The large-field unit-magnification projection optical system of the present invention provides major improvement over the prior art systems referenced above. Unlike the above referenced Dyson and the Wynne-Dyson systems, all of the spherical surfaces need not be nearly concentric, and the centers of curvature of the spherical surfaces need not be located close to the focal plane of the unfolded system. This will be evident to one skilled in the optical design art from examination of any of the various exemplary prescriptions for various embodiments provided herein.

Without a restriction on concentricity of spherical surfaces and locations of the surfaces centers of curvatures, the unit-magnification projection optical system of the present invention extends its utility not only for low NA systems, but also for large field and large working distance imaging applications.
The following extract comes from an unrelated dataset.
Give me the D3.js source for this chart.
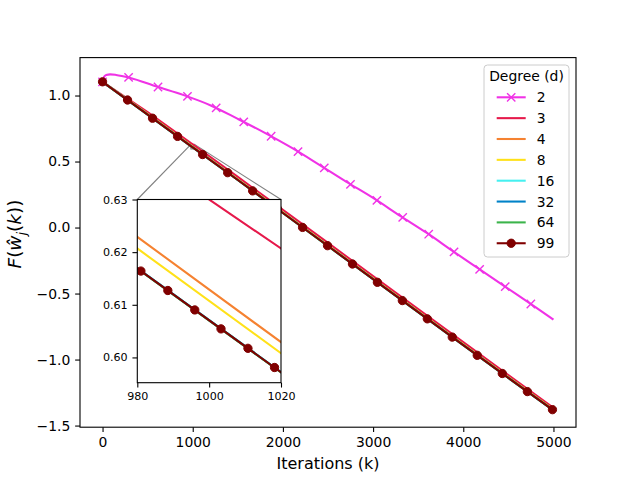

Embodiments of the present invention are completely symmetric relative to the aperture stop. In an axially symmetric lens system, this consists in placing lens combinations symmetrically with reference to the center of the limiting aperture stop such that the lens elements on each side of the aperture stop is exactly similar, made to the same scale and material, with object and image are also of equal size, and the lenses position at equal distances from the aperture stop plane. Such holosymmetric imaging system operates at unit magnification and initially corrected for monochromatic third-order coma, distortion, and lateral color aberrations. The compact large-field unit- magnification imaging catadioptric projection optical system of the present invention evolved as a result of applying not only the holosymmetry principle but also by the using a reflective aperture stop or an aperture stop located at or nearly at the mirror element enabling the optical system to be folded into a system half as long and with a lesser number of lens elements than an unfolded dioptric system.

The mirror element in this catadioptric system of the present invention can be designed as either a flat or a curved mirror. In the preferred embodiments of the present invention, a concave mirror with shallow or benign curvature relative to its aperture size is preferable since this mirror in conjunction with the lens elements in the system helps to correct the remaining optical aberrations which include astigmatism, Petval, spherical aberration, and axial color. For broad spectral band applications, as in as in the example of the embodiment of FIG. 8, the chromatic aberrations and chromatic variations of the monochromatic aberrations are reduced also by choosing the dioptric power distributions of the optical elements, the lens elements shape factors or geometrical shapes and the proper choice of the glass materials for system achromatization. The system is also telecentric in the object and image spaces when the aperture stop is located coincident at or nearly at the focal plane of the lens subsystem before the aperture stop and the lens subsystem after the aperture stop. The inventive unit magnification catadioptric projection optical system has object and image fields that are mutually inverted and lie co-planar in the embodiments not including fold mirrors or prisms for separating the fields. The inventive system can also be used to image one half of the full image plane surface onto the other half.

In conclusion, the present invention is described above with reference to a number of preferred embodiments. The invention, however, is not limited to the embodiments described and depicted herein. Rather, the invention is defined by the claims appended hereto.